*** Records supplied ***

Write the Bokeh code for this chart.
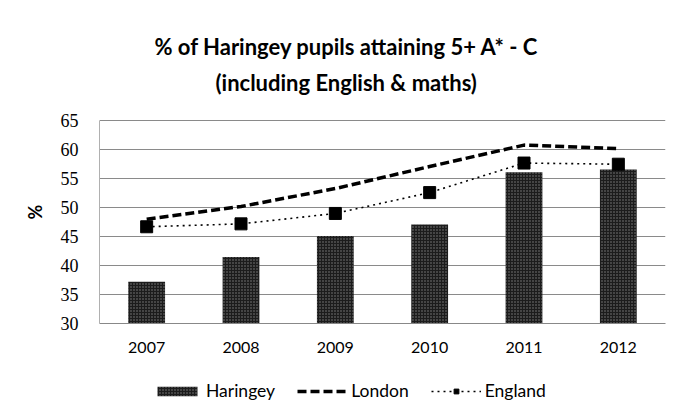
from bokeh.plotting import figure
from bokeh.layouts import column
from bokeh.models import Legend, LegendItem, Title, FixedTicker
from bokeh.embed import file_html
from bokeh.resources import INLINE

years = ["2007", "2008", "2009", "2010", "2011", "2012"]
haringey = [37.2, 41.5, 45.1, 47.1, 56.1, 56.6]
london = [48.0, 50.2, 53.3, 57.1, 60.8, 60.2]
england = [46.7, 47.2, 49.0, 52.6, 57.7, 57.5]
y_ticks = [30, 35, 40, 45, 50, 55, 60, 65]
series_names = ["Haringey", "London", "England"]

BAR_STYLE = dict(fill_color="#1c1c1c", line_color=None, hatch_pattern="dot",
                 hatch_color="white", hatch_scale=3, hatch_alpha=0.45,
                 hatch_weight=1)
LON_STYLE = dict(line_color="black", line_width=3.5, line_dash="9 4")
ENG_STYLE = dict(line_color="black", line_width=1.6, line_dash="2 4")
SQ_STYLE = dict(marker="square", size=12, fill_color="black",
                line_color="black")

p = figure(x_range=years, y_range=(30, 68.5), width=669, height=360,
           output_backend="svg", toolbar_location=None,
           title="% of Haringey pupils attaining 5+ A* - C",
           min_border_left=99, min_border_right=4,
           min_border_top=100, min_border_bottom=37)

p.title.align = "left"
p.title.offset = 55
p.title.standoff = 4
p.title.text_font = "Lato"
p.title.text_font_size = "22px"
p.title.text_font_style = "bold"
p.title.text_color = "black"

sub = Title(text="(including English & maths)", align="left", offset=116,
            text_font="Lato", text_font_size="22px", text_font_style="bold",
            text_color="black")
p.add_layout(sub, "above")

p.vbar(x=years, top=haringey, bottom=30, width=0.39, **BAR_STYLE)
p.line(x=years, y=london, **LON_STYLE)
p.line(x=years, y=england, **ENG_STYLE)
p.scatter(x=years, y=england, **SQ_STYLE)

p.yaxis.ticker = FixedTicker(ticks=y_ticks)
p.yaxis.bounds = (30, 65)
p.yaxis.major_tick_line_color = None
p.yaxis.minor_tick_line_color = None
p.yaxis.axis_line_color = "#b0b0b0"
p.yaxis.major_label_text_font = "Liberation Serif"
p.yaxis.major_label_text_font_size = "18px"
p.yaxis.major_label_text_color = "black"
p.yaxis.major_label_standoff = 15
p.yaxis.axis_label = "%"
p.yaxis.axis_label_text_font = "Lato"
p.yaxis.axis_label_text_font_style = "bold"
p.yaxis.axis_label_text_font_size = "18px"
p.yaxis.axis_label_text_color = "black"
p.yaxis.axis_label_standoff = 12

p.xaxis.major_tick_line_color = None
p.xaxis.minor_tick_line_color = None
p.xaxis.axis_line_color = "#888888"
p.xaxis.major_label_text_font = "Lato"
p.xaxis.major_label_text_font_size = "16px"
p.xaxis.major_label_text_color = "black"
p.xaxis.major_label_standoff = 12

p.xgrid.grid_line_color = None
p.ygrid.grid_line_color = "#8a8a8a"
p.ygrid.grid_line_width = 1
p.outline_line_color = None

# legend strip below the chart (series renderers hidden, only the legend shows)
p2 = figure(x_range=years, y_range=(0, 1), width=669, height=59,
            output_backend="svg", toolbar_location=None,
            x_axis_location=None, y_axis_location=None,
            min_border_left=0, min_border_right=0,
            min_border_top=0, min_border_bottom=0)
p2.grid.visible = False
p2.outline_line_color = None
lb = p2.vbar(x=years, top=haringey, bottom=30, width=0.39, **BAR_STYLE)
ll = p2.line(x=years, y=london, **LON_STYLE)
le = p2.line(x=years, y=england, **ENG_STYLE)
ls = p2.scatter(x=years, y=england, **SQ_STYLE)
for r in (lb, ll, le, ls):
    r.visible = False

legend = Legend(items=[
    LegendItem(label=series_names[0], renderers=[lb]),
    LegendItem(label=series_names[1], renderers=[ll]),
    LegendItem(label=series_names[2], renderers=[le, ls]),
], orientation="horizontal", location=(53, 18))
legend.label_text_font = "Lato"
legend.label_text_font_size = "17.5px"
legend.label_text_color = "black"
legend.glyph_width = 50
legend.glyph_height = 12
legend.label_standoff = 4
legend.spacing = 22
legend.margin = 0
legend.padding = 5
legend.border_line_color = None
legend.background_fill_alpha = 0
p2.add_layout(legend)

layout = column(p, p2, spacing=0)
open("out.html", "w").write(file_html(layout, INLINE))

***
*** Records supplied ***

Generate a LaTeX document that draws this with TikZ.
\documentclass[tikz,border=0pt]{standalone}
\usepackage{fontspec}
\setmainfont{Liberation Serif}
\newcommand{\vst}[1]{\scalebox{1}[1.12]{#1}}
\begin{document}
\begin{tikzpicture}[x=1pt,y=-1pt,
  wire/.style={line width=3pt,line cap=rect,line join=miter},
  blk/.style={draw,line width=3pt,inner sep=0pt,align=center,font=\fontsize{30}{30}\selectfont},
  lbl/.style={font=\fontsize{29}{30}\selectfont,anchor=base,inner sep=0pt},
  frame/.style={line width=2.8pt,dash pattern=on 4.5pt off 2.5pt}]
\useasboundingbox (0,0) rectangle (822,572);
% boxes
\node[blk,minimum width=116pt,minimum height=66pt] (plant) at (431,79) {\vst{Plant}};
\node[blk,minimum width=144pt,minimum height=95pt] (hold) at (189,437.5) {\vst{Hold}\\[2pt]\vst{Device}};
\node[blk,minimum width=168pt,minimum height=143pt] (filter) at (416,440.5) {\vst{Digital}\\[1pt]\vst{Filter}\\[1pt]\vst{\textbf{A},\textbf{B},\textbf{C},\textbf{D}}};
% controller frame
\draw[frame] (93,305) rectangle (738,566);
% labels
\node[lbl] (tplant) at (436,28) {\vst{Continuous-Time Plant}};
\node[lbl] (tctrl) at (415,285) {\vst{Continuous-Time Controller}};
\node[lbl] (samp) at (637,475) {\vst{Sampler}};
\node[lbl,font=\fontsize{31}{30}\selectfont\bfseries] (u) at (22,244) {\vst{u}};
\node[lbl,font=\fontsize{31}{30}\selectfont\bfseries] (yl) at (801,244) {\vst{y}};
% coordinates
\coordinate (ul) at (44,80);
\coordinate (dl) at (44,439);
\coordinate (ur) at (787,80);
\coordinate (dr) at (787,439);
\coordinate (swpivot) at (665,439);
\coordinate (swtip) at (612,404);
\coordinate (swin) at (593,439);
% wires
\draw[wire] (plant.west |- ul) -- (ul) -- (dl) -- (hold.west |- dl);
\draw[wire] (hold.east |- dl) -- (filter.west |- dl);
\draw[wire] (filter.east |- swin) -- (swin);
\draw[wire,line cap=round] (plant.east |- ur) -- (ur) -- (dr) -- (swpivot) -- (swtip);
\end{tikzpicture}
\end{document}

***

Copy whichever lines in the listing above contain the word "chart".

Write the Bokeh code for this chart.
# legend strip below the chart (series renderers hidden, only the legend shows)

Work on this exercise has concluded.